How "Ingagi" Lied and Made a Profit
The highest grossing film of 1930 was Ingagi. On a practical & objective level, the movie is obviously horrid. But I'm not here (right now) to point fingers & do a social critique. Let's just examine what was.
The topic of Ingagi is a rabbit hole. Very easy to get sucked into a vortex of information. It's a bit like reading about a JFK conspiracy. There's no end to the Ingagi matrix...
However, I recently read a fascinating article from the LA Times, written in 2006, about the history of this motion picture. Ingagi has fallen into obscurity because it was exhibited unsanctioned by the Hays Code — and was an embarrassment to the movie industry once it was revealed to be a fraud.
But it's influence is tremendous: It inspired the trend of exploitative & lurid documentary / shockumentary genres which extended well into the 1950's in the form of "exotic exploitation movies" which then morphed into the titillating mondo movies of the 1960's; which then morphed into the grotesque hardcore mondo movies of the 1970's; which then morphed into the VHS snuff-film shockumentary genre of the 1980's; which then morphed into mainstream reality shock TV of the 1990's.
Ingagi was proof of the efficiency & high-reward of the shockumentary.
Even during the 1930's, there was an immediate influence. Ingagi was referenced across pop culture, and was the inspiration behind the original 1933 King Kong.
But all of this success was based on a lie. Multiple lies.
I just want to touch on 2, since they resulted in legal action.
The first one was in the pirating of African safari footage, and claiming to have filmed it themselves. The filmmakers effectively stole footage from a popular 1915 Nickelodeon expedition film titled Heart of Africa. They used this old, yet real, safari footage & filmed new scenes with fake explorers.
When the movie became massively successful, the original filmmaker behind Heart of Africa caught wind of the situation and decided to sue.
Her name was Lady Mackenzie. What's interesting about her is that the courtesy prefix of "Lady" was one that she made up! Grace Mackenzie was not the daughter of a duke, marquess, nor earl. This means, the person who sued a filmmaker for misrepresenting their authenticity was, themselves, misrepresenting their own authenticity! Presumably she did it to drum up publicity for her own motion picture...
But anyway, she sued and three months later the court awarded her $150,000. She was happy, and Ingagi continued sweeping the nation with publicity & ticket sales.
Moral of the story? Don't worry about pirating material for your shockumentary. Focus on making / marketing something that captures the imagination. If it gets big enough, let the people come after you. Pay them off. Continue doing your thing.
The second story has to do with the Federal Trade Commission. They're a division of government that monitors consumer protection. By the time they get involved (perhaps one of the benefits of government bureaucracy) Ingagi had been played out.

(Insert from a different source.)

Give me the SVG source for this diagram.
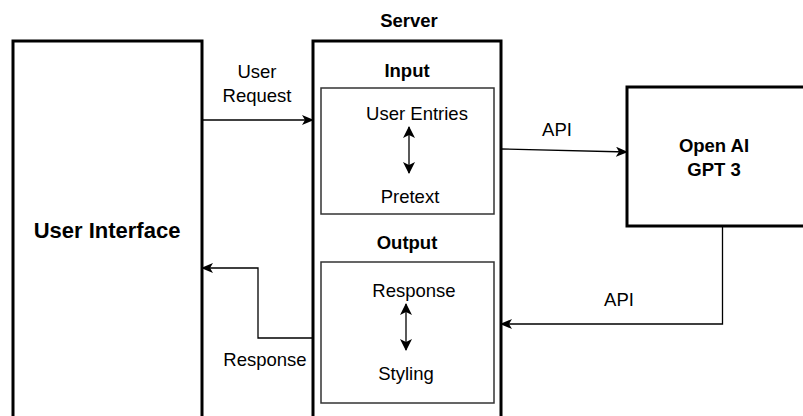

The Federal Trade Commission reviewed the marketing techniques of the movie & the movie itself, and concluded the filmmakers — specifically the business entity known as Congo Pictures Ltd. — had engaged in fraudulent & deceptive business practices.
The most unique finding the FTC contributed in the Ingagi myth was discovering that "Ingagi" doesn't even mean "Gorilla" (as the poster suggests).
It means nothing! It's a fake word!
The Federal Trade Commission ordered a cease & desist on Ingagi, until the filmmakers could rectify their marketing approach and/or re-construct their film, as to meet a legal standard of truthful, representative, advertising.
That's it. No fee, no fine, no jail, no nothin'. Just a slap on the wrist cease-and-desist.
Remember, this is 3 years after the hype.
What hype lasts longer than 3 years? By the time the FTC used the weight of the government to intervene in the showing of this exploitation movie, the effect had been complete: the filmmakers toured Ingagi around the country multiple times, made a huge fortune, and influenced culture (whether for the better or worse...)
The conclusion of this federal investigation came up with two consequences for Congo Pictures Ltd:
Consequence 1) An order to stop making money off the movie in its current state.
Consequence 2) The filmmakers were given 60 days to write a report on how they'll fulfill the cease-and-desist, and send it in to the Federal Trade Commission.
Moral of the story? If you do something that gets a lot of attention, controversy, and hype, you will be rewarded vastly more than you will be punished. America thrives on charlatanism. Any appeal otherwise is simply to save face.